As I write this, the Nvidia stock price is 34% higher than its 52-week low of $124.46 and 43% lower than its 52-week high of $292.76. While it’s almost a certainty Nvidia stock won’t hit its 52-week high anytime soon, the idea of it hitting its January lows remain on the table for the remainder of 2019.
What Nvidia reports in August will have a significant bearing on the future direction of its stock price.
A Closer Look at NVDA Stock
My InvestorPlace colleague Tom Taulli recently weighed in on Nvidia’s stock price suggesting that in the near-term, NVDA will face significant volatility, due in large part to the terrific job Advanced Micro Devices (NASDAQ:AMD) CEO Lisa Su is doing to innovate at a rapid pace, taking market share from some of its bigger rivals including Nvidia.
There is no question that AMD is turning heads, but Nvidia needn’t worry that it’s losing a little business to Su. Instead, it should continue investing in R&D to innovate its way out of its latest slowdown.
To do that it’s got to continue generating free cash flow, the one thing it’s got that AMD doesn’t. AMD can’t afford to make any mistakes at this point. If it does slip up, investors will punish its stock, customers will think twice about buying its product, and profits will become losses in a hurry.
The Free Cash Flow Advantage
In my most recent article about Nvidia, I couldn’t stress enough how important it is for the company to generate free cash flow. It’s the fuel that drives innovation. Without it, you’re hopelessly stuck in neutral.
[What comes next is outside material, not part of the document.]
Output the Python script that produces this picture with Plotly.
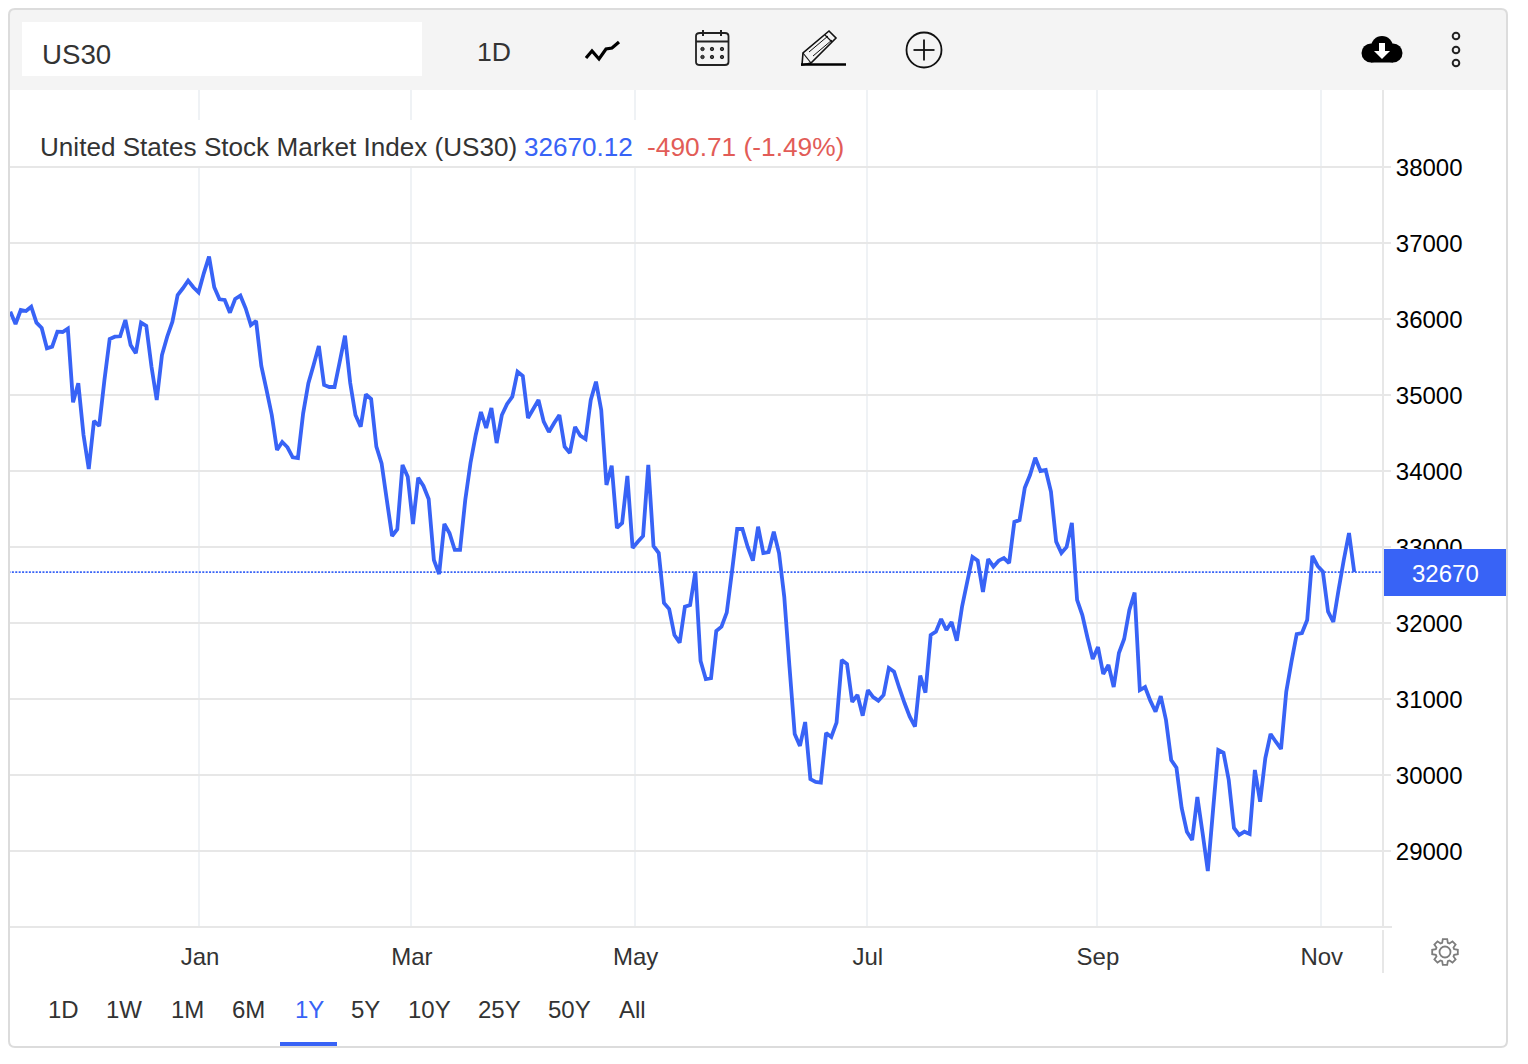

I love companies that generate free cash flow. It’s even better if they can grow FCF by double digits over the long haul. Those that can see their stock prices go higher over time; those that can’t see their stock prices go lower. It’s that simple.
So, come Aug. 15, Nvidia needs to demonstrate that it’s doing what’s necessary to maintain its current levels of free cash. It doesn’t need to be hitting it out of the park (given recent sales declines we know that’s not happening) but it does need to show that it’s got a handle on the cash going out the door.
In the first quarter, Nvidia saw a significant drop in its free cash flow. In Q1 2019, Nvidia had $1.33 billion in free cash flow. In Q1 2020, it dropped by 55% to $592 million. Naturally, its non-GAAP earnings per share in the same period fell by 57%. The two usually go together.
Where will it be after the second quarter?
After two quarters in fiscal 2019, Nvidia’s free cash flow was $2.11 billion, up from $879 million a year earlier. FCF was 33% of its revenue for the first six months of the fiscal year. In fiscal 2018, its FCF for the first six months was 21% of $4.17 billion in sales.
In Q1 2020, free cash flow was just less than 27% of its $2.22 billion in revenue. I expect that Nvidia’s second-quarter will come in somewhere in the 20s, hopefully, higher than lower.
Analysts expect Nvidia to generate revenues of $11 billion in 2020. Based on a 25% rate of free cash flow generation on the year, Nvidia should still be able to deliver almost $3 billion in FCF.
AMD on a trailing 12-month basis used $251 million in free cash flow. Over the past five years, it’s averaged -$143 million in free cash flow; I doubt it will be cash-flow positive in its latest fiscal year.
So, the fact that Nvidia is trading at 32 times its 2020 earnings compared to 51 times for AMD, and it generates a lot of free cash flow, makes me feel much better about NVDA stock as a long term play.
The Bottom Line on Nvidia Stock
When Nvidia reports its Q2 2020 earnings in August, I’ll be looking at how much free cash flow it generates from its revenues. If it’s in the 20s, I wouldn’t be concerned. If it’s lower than that, I’d begin to reassess why you own its stock.
Long term, Nvidia’s a great hold. However, as my colleague said, it’s going to see some volatility over the next few months and into 2020.
At the time of this writing Will Ashworth did not hold a position in any of the aforementioned securities.